DALLAS, January 19, 2005 - The American Shroud of Turin Association for Research (AMSTAR), a scientific organization dedicated to research on the enigmatic Shroud of Turin, thought by many to be the burial cloth of the crucified Jesus of Nazareth, announced today that the 1988 Carbon-14 test was not done on the original burial cloth, but rather on a rewoven shroud patch creating an erroneous date for the actual age of the Shroud.

"Now conclusive evidence, gathered over the past two years, proves that the sample used to date the Shroud was actually taken from an expertly-done rewoven patch," says AMSTAR President, Tom D'Muhala. "Chemical testing indicates that the linen Shroud is actually very old -- much older than the published 1988 radiocarbon date."

"As unlikely as it seems, the sample used to test the age of the Shroud of Turin in 1988 was taken from a rewoven area of the Shroud," reports chemist Raymond Rogers, a fellow of the Los Alamos National Laboratory in New Mexico. Rogers' new findings are published in the current issue of Thermochimica Acta, a chemistry peer reviewed scientific journal.

"Pyrolysis-mass-spectrometry results from the sample area coupled with microscopic and microchemical observations prove that the radiocarbon sample was not part of the original cloth of the Shroud of Turin which is currently housed at The Turin Cathedral in Italy," says Rogers.

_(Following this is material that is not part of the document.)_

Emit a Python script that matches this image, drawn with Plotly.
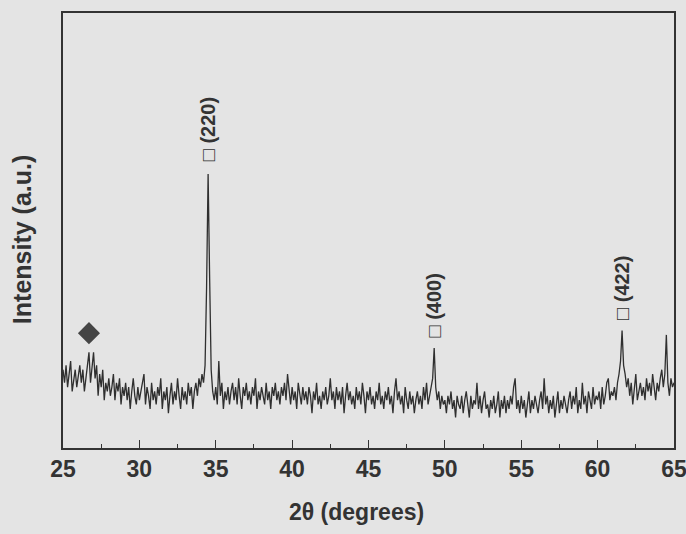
import plotly.graph_objects as go

# 2-theta grid (degrees), 0.1 step from 25.0 to 65.0
two_theta_start = 25.0
two_theta_step = 0.1

# Intensity (a.u.), one row per degree
intensity = [
    18, 15, 19, 14, 17, 20, 13, 16, 18, 14,   # 25
    17, 19, 15, 18, 13, 16, 20, 22, 15, 18,   # 26
    22, 16, 19, 12, 17, 14, 18, 11, 15, 13,   # 27
    16, 12, 14, 17, 11, 15, 13, 16, 10, 14,   # 28
    12, 15, 11, 14, 9, 13, 16, 12, 10, 14,    # 29
    11, 13, 15, 17, 10, 14, 12, 9, 15, 11,    # 30
    13, 10, 14, 12, 16, 9, 13, 11, 14, 8,     # 31
    12, 15, 10, 13, 11, 16, 12, 9, 14, 11,    # 32
    13, 10, 15, 12, 14, 9, 13, 15, 12, 16,    # 33
    14, 17, 15, 19, 37, 63, 39, 18, 13, 11,   # 34
    14, 10, 20, 12, 15, 9, 13, 11, 14, 10,    # 35
    13, 15, 11, 14, 10, 16, 12, 9, 14, 12,    # 36
    15, 11, 13, 10, 14, 12, 16, 9, 13, 11,    # 37
    14, 12, 10, 15, 11, 13, 9, 14, 12, 15,    # 38
    11, 13, 10, 14, 12, 15, 11, 17, 13, 10,   # 39
    14, 11, 13, 9, 15, 12, 10, 14, 11, 13,    # 40
    10, 14, 12, 8, 13, 11, 15, 10, 12, 9,     # 41
    13, 11, 14, 10, 12, 16, 11, 13, 9, 14,    # 42
    11, 13, 10, 14, 8, 12, 15, 11, 13, 10,    # 43
    12, 9, 14, 11, 13, 10, 15, 12, 8, 13,     # 44
    11, 14, 10, 12, 9, 13, 11, 15, 10, 12,    # 45
    9, 13, 11, 14, 10, 12, 8, 13, 16, 11,     # 46
    13, 10, 12, 8, 14, 11, 9, 13, 10, 12,     # 47
    8, 11, 13, 10, 12, 9, 14, 11, 15, 10,     # 48
    12, 14, 16, 23, 14, 11, 13, 9, 12, 10,    # 49
    11, 8, 12, 10, 13, 9, 11, 7, 12, 10,      # 50
    9, 12, 8, 11, 13, 10, 7, 12, 9, 11,       # 51
    10, 15, 9, 12, 8, 11, 13, 9, 10, 7,       # 52
    11, 9, 12, 8, 10, 13, 7, 11, 9, 12,       # 53
    8, 11, 9, 12, 10, 14, 16, 9, 11, 8,       # 54
    12, 9, 11, 7, 10, 13, 8, 11, 9, 12,       # 55
    10, 8, 11, 13, 9, 16, 10, 12, 8, 11,      # 56
    9, 12, 7, 10, 13, 8, 11, 9, 12, 10,       # 57
    8, 11, 13, 9, 12, 10, 14, 8, 11, 9,       # 58
    15, 10, 12, 8, 13, 11, 9, 14, 10, 12,     # 59
    11, 13, 9, 14, 10, 12, 15, 16, 11, 13,    # 60
    12, 14, 11, 15, 17, 20, 27, 19, 17, 14,   # 61
    16, 12, 15, 10, 14, 17, 11, 13, 15, 12,   # 62
    14, 11, 16, 13, 15, 12, 17, 14, 11, 15,   # 63
    13, 16, 18, 14, 17, 26, 15, 12, 16, 14,   # 64
    15,                                       # 65
]
two_theta = [round(two_theta_start + i * two_theta_step, 1) for i in range(len(intensity))]

# Peak labels (Miller indices)
peak_labels = ["(220)", "(400)", "(422)"]
peak_pos = [34.5, 49.3, 61.6]
peak_label_y = [65.5, 25.0, 29.0]

# Diamond marker (secondary phase)
diamond_x = [26.7]
diamond_y = [26.4]

x_title = "2\u03b8 (degrees)"
y_title = "Intensity (a.u.)"

ink = "#333333"
bg = "#e4e4e4"
font_family = "Arial, Liberation Sans, sans-serif"

fig = go.Figure()
fig.add_trace(go.Scatter(
    x=two_theta, y=intensity, mode="lines",
    line=dict(color="#2f2f2f", width=1.3),
    showlegend=False, hoverinfo="skip",
))
fig.add_trace(go.Scatter(
    x=diamond_x, y=diamond_y, mode="markers",
    marker=dict(symbol="diamond", size=17, color="#454545"),
    showlegend=False, hoverinfo="skip",
))

for lab, px, py in zip(peak_labels, peak_pos, peak_label_y):
    fig.add_annotation(
        x=px, y=py, text="<b>\u25a1 " + lab + "</b>", showarrow=False,
        textangle=-90, xanchor="center", yanchor="bottom",
        font=dict(family=font_family, size=20, color=ink),
    )

# axis titles placed as paper-anchored annotations
fig.add_annotation(
    x=0.48, y=-0.147, xref="paper", yref="paper", text="<b>" + x_title + "</b>",
    showarrow=False, xanchor="center", yanchor="middle",
    font=dict(family=font_family, size=23, color=ink),
)
fig.add_annotation(
    x=-0.067, y=0.478, xref="paper", yref="paper", text="<b>" + y_title + "</b>",
    showarrow=False, xanchor="center", yanchor="middle", textangle=-90,
    font=dict(family=font_family, size=25, color=ink),
)

fig.update_layout(
    width=686, height=534,
    margin=dict(l=63, r=12, t=13, b=86),
    paper_bgcolor=bg, plot_bgcolor=bg,
    font=dict(family=font_family, color=ink),
    showlegend=False,
)
fig.update_xaxes(
    range=[25, 65], tickmode="linear", tick0=25, dtick=5,
    ticks="inside", ticklen=8, tickwidth=1.3, tickcolor=ink,
    minor=dict(dtick=2.5, ticks="inside", ticklen=4, tickwidth=1.3, tickcolor=ink),
    showline=True, linecolor=ink, linewidth=1.6, mirror=True,
    showgrid=False, zeroline=False, automargin=False,
    ticklabeloverflow="allow",
    tickprefix="<b>", ticksuffix="</b>",
    tickfont=dict(family=font_family, size=23, color=ink),
)
fig.update_yaxes(
    range=[0, 100], showticklabels=False, ticks="",
    showline=True, linecolor=ink, linewidth=1.6, mirror=True,
    showgrid=False, zeroline=False, automargin=False,
)

fig.write_html(
    "out.html",
    config={"displayModeBar": False},
    post_script="document.body.style.margin='0';document.body.style.background='%s';" % bg,
)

"The radiocarbon sample has completely different chemical properties than the main part of the shroud relic," explains Rogers. "The sample tested was dyed using technology that began to appear in Italy about the time the Crusaders' last bastion fell to the Mameluke Turks in AD 1291. The radiocarbon sample cannot be older than about AD 1290, agreeing with the age determined in 1988. However, the Shroud itself is actually much older."

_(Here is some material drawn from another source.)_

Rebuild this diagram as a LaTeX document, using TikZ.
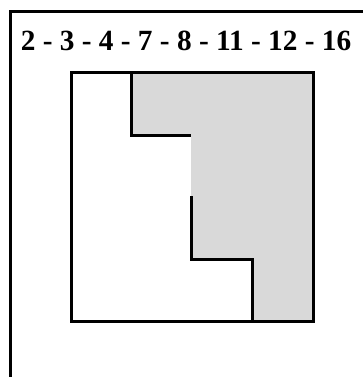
\documentclass[tikz,border=0pt]{standalone}
\usepackage{fontspec}
\setmainfont{Liberation Serif}
\definecolor{cellgray}{HTML}{D9D9D9}
\begin{document}
\begin{tikzpicture}[x=1pt,y=-1pt,
  edge/.style={line width=3pt},
  thin edge/.style={line width=3pt, line cap=rect}]
\useasboundingbox (0,0) rectangle (363,377);
% frame
\draw[edge] (10,377) -- (10,12) -- (363,12);
% title
\node[anchor=base, inner sep=0pt, font=\bfseries\fontsize{29.3}{32}\selectfont] (title) at (186,51) {2 - 3 - 4 - 7 - 8 - 11 - 12 - 16};
% gray region
\fill[cellgray] (131,73) -- (313,73) -- (313,321) -- (252,321) -- (252,259) -- (191,259) -- (191,135) -- (131,135) -- cycle;
% staircase lines
\draw[edge] (131,73) -- (131,135) -- (191,135);
\draw[edge] (191,196) -- (191,259) -- (252,259) -- (252,321);
% square
\draw[edge] (71,73) rectangle (313,321);
\end{tikzpicture}
\end{document}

Rogers' new research clearly disproves the 1988 findings announced by British Museum spokesperson, Mike Tite, when he declared that the Shroud was of medieval origin and probably "a hoax." The British Museum coordinated the 1988 radiocarbon tests and acted as the official clearing house for all findings.

Almost immediately, Shroud analysts questioned the validity of the sample used for radiocarbon dating. Researchers using high-resolution photographs of the Shroud found indications of an "invisible" reweave in the area used for testing. However, belief tilted strongly toward the more "scientific" method of radiocarbon dating. Rogers' recent analysis of an authentic sample taken from the radiocarbon sample proves that the researchers were right to question the 1988 results.

As a result of his own research and chemical tests, Rogers concluded that the radiocarbon sample was cut from a medieval patch, and is totally different in composition from the main part of the Shroud of Turin.

TURIN, Italy, MAY 10, 2001 - The Shroud of Turin has bloodstains on its reverse side, indicating that the image of the man it bears was not copied, a new study indicates.

The shroud, widely believed to have been the burial cloth of Jesus, was subjected to new scanning techniques last November, and results of the tests were first scrutinized by a symposium of scientists. Cardinal Severino Spoletto, archbishop of Turin, released the news of the tests.

In 1534, two years after a fire damaged the shroud, Poor Clare nuns added a linen lining to the cloth to mend the damage. That allowed only one side of the relic to be seen.

The recent examination, carried out with a scanner, revealed bloodstains on the reverse side, indicating that the image was not copied.

"This is a confirmation of the unfounded character of the hypothesis formulated in the past, according to which the image of the holy shroud was formed by combustion, namely, by the warming of an image wrapped in the cloth," explained Monsignor Giuseppe Ghiberti, vice president of the Commission for the Exposition of the Shroud.

Experiments which have reproduced this technique have always left traces on the reverse of the fabric -- something that does not happen in the case of the Shroud of Turin.

Paolo Soardo of the Galileo Ferraris Italian Institute carried out the scanning of the reverse of the shroud, which no one had seen in more than 450 years.

In the one-week study, done in the sacristy of the new cathedral, a flat scanner was introduced between the shroud and the linen lining. This made possible the photographing of the central band, and yielded the unique images, Monsignor Ghiberti said.

The photographs show bloodstains from the wounds in the feet, legs, hands and arms.

The color and black-and-white pictures will be published in two volumes: one for the general public and one for experts.